Thermomechanical training effects of multifunctional modules processed by high-speed high pressure torsion

Specimens with truncated cone shell shapes (modules) are processed by high-speed high pressure torsion (HS-HPT), from circular crowns cut from shape memory alloy (SMA) ingots with nominal chemical composition Fe-28Mn-6Si-5Cr (mass%). Mechanical tests are performed comprising hardness measurements and loading-unloading compression cycles applied between dry or lubricated flat surfaces. A hardness gradient of 22 HV/mm is obtained along truncated cone generator, increasing from inner to outer areas, due to different deformation degrees, in these zones. Each loading and unloading stage was accompanied by steady and reproducible force plateaus, attributed to gradual elastic flattening of the modules, due to hardness gradient, suggesting a "superelastic-like" behaviour which is never reported in Fe-Mn-Si based SMAs. During cycling, the modules experienced a training effect consisting in the increase of relative shape recovery degree, up to 97%, with the number of cycles. Trained modules displayed multifunctional character, being able to develop constrained recovery forces when heated in compressed state, above a certain critical temperature. Constrained recovery forces are higher than those reached during isothermal compression.

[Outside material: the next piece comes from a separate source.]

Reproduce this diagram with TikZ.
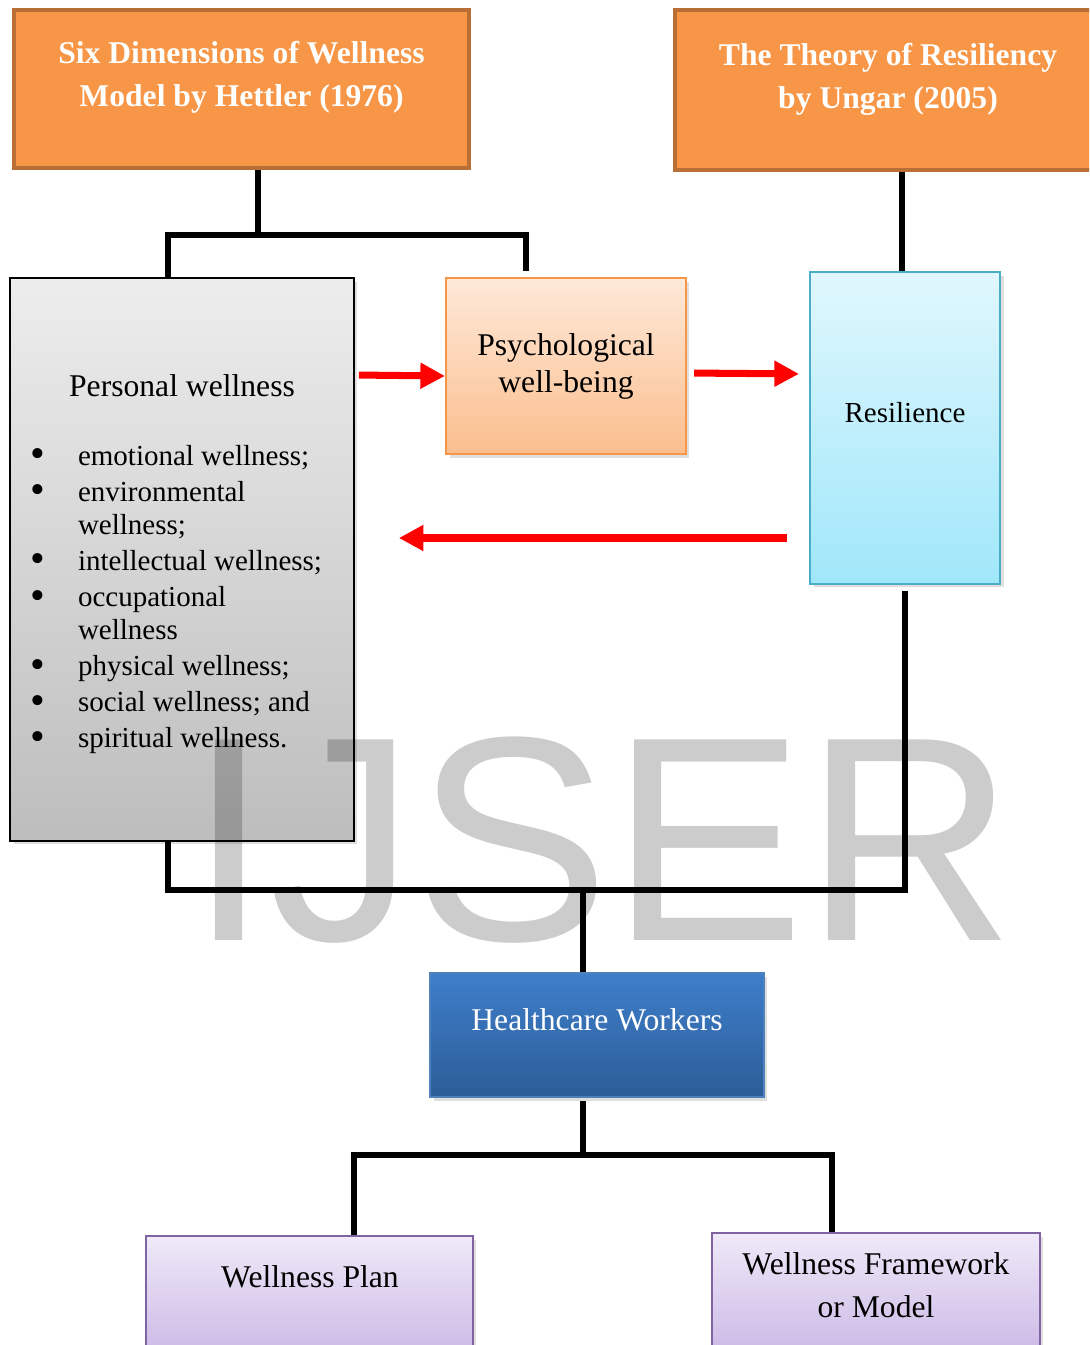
\documentclass[tikz,border=0pt]{standalone}
\usepackage{fontspec}
\setmainfont{Liberation Serif}
\newfontfamily\wmfont{Liberation Sans}
\usetikzlibrary{arrows.meta, shadows}
\definecolor{hdrorange}{RGB}{247,150,70}
\definecolor{hdrborder}{RGB}{184,110,52}
\definecolor{graytop}{RGB}{237,237,237}
\definecolor{graybot}{RGB}{189,189,189}
\definecolor{peachtop}{RGB}{254,233,217}
\definecolor{peachbot}{RGB}{251,190,142}
\definecolor{cyantop}{RGB}{224,247,253}
\definecolor{cyanbot}{RGB}{160,231,250}
\definecolor{cyanborder}{RGB}{75,172,198}
\definecolor{bluetop}{RGB}{62,126,202}
\definecolor{bluebot}{RGB}{44,93,152}
\definecolor{blueborder}{RGB}{79,129,189}
\definecolor{lilactop}{RGB}{239,233,248}
\definecolor{lilacbot}{RGB}{203,184,230}
\definecolor{lilacborder}{RGB}{128,100,162}
\newcommand{\bigbullet}{\raisebox{-0.09em}{\scalebox{1.45}{\textbullet}}}

\begin{document}
\begin{tikzpicture}[x=0.02cm, y=-0.02cm,
        theory/.style={draw=hdrborder, line width=2.2pt, fill=hdrorange, minimum height=3.16cm},
        theorytxt/.style={text=white, align=center, font=\bfseries\fontsize{18}{24.5}\selectfont},
        softshadow/.style={drop shadow={opacity=0.25, shadow xshift=2pt, shadow yshift=-2pt}},
        greybox/.style={draw=black, line width=1pt, top color=graytop, bottom color=graybot, softshadow},
        peachbox/.style={draw=hdrorange, line width=1.2pt, top color=peachtop, bottom color=peachbot, softshadow},
        cyanbox/.style={draw=cyanborder, line width=1.2pt, top color=cyantop, bottom color=cyanbot, softshadow},
        bluebox/.style={draw=blueborder, line width=1pt, top color=bluetop, bottom color=bluebot, softshadow},
        lilacbox/.style={draw=lilacborder, line width=1.2pt, top color=lilactop, bottom color=lilacbot, softshadow},
        boxtxt/.style={align=center, font=\fontsize{18}{21}\selectfont},
        tree/.style={draw=black, line width=3.4pt},
        redarrow/.style={draw=red, line width=4pt, -{Triangle[length=14pt, width=14pt]}},
        wmark/.style={font=\wmfont\fontsize{166}{166}\selectfont, text=black, text opacity=0.2, inner sep=0pt}]

        \useasboundingbox (0,0) rectangle (1089,1345);
        \clip (0,0) rectangle (1089,1345);

        % Theories
        \node[theory, minimum width=9.1cm] (hettler) at (241.5,89) {};
        \node[theorytxt] (hettler-t) at (241.5,77) {Six Dimensions of Wellness\\Model by Hettler (1976)};
        \node[theory, minimum width=8.52cm, minimum height=3.2cm] (ungar) at (888,90) {};
        \node[theorytxt] (ungar-t) at (888,79) {The Theory of Resiliency\\by Ungar (2005)};

        % Middle row
        \node[greybox, minimum width=6.88cm, minimum height=11.26cm] (personal) at (182,559.5) {};
        \node[boxtxt] (personal-t) at (182,386) {Personal wellness};
        \node[anchor=base west, inner sep=0pt, font=\fontsize{16.5}{18.7}\selectfont] (dimensions) at (30,465) {%
            \begin{tabular}[t]{@{}l@{\hspace{0.66cm}}l@{}}
            \bigbullet & emotional wellness;\\[1.9pt]
            \bigbullet & environmental\\
                       & wellness;\\[1.9pt]
            \bigbullet & intellectual wellness;\\[1.9pt]
            \bigbullet & occupational\\
                       & wellness\\[1.9pt]
            \bigbullet & physical wellness;\\[1.9pt]
            \bigbullet & social wellness; and\\[1.9pt]
            \bigbullet & spiritual wellness.
            \end{tabular}};
        \node[peachbox, minimum width=4.8cm, minimum height=3.52cm] (psych) at (566,366) {};
        \node[boxtxt] (psych-t) at (566,366) {Psychological\\well-being};
        \node[cyanbox, minimum width=3.8cm, minimum height=6.24cm] (resil) at (905,428) {};
        \node[boxtxt, font=\fontsize{16.5}{19}\selectfont] (resil-t) at (905,413) {Resilience};

        % Target group and outcomes
        \node[bluebox, minimum width=6.68cm, minimum height=2.48cm] (hcw) at (597,1035) {};
        \node[boxtxt, text=white] (hcw-t) at (597,1020) {Healthcare Workers};
        \node[lilacbox, minimum width=6.54cm, minimum height=2.48cm] (plan) at (309.5,1298) {};
        \node[boxtxt] (plan-t) at (310,1277) {Wellness Plan};
        \node[lilacbox, minimum width=6.56cm, minimum height=2.48cm] (frame) at (876,1295) {};
        \node[boxtxt, font=\fontsize{18}{24.4}\selectfont] (frame-t) at (876,1285) {Wellness Framework\\or Model};

        % Watermark
        \node[wmark, anchor=base] (ijser) at (602,940) {IJSER};

        % Bus lines
        \coordinate (bus1) at (0,235);
        \coordinate (bus2) at (0,890);
        \coordinate (bus3) at (0,1155);

        % Connectors
        \draw[tree] (hettler.south -| 258,0) -- (bus1 -| 258,0);
        \draw[tree] (personal.north -| 168,0) |- (bus1 -| 526,0) -- ([yshift=0.12cm]psych.north -| 526,0);
        \draw[tree] (ungar.south -| 902,0) -- (resil.north -| 902,0);
        \draw[tree] (personal.south -| 168,0) |- (bus2 -| 905,0) -- ([yshift=-0.12cm]resil.south -| 905,0);
        \draw[tree] (bus2 -| 583,0) -- (hcw.north -| 583,0);
        \draw[tree] ([yshift=-0.06cm]hcw.south -| 583,0) -- (bus3 -| 583,0);
        \draw[tree] (plan.north -| 354,0) |- (bus3 -| 832,0) -- (frame.north -| 832,0);

        % Arrows
        \draw[redarrow, shorten <=0.08cm] (personal.east |- 0,375) -- (psych.west |- 0,376);
        \draw[redarrow, shorten <=0.14cm, shorten >=0.2cm] (psych.east |- 0,373) -- (resil.west |- 0,374);
        \draw[redarrow, shorten <=0.44cm, shorten >=0.88cm] (resil.west |- 0,538) -- (personal.east |- 0,538);
\end{tikzpicture}
\end{document}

The modules are characterized, in different training stages, by optical and scanning electron microscopy, as well as by X-ray diffraction (XRD). As an effect of HS-HPT processing the formation of highly distorted martensite plate variants is revealed on the XRD patterns, which also emphasized the stress-induced formation of crystalline reoriented [varepsilon] hexagonal close-packed martensite after compression cycles.